OK, coincidence, you say. What then of Thomas Friedman’s “Golden Arches Theory of Conflict Prevention” which asserts that no two countries have fought a major war since after both of them have gotten their MacDonald’s? (Yugoslavia doesn’t count. They fought the NATO, so to speak, which is not a country.)
The next leg of the trip was Stratford upon Avon, which is Shakespeare’s birthplace. Being the uncultured bumpkin that I am, the bulk of my Shakespearean knowledge stems from Jeffrey Archer’s “Shall We Tell The President”. Anyway, we strolled over to Shakespeare’s birthplace, but refrained from paying a 5 pound entry fee. Apparantly, in Britain, you pay to see EVERYTHING. They make more money out of tourism than any other single industry. Then we went to the Royal Shakespeare Theatre, which is the ‘original’ Shakespearean drama company.

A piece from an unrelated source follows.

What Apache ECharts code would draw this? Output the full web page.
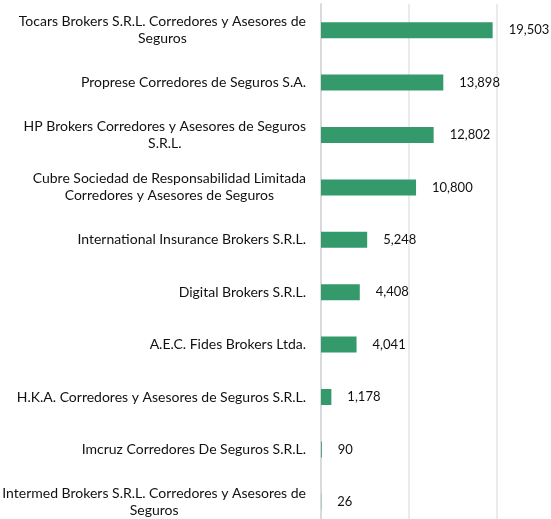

But the highlight of the trip was the “Teddy Bear Museum”.
Gyles Brandreth had set up this Teddy Bear Museum in 1984, and it had teddy bears from all over the world. Tony Blair’s teddy bear was there on vacation. Margaret Thatcher’s was there. Vivien Leigh’s was there. You name it. It was wonderful, especially since we could cuddle the teddies. They had a teddy library too, stocked with some masterpieces:
Lateral Thinking, by Edward de Bruno
The Goldilocks Conspiracy, by Little Bear
Vanity Bear, by Thackeray
Dr. Spock’s Cub & Bear Care, of the Medibear series
The Hunchbear of Notredame, by Victor Hugo
Bear Watching, by Desmond Forrest
The Complete Works of Shakesbear
I’d take up a job there, if they’d offer me one.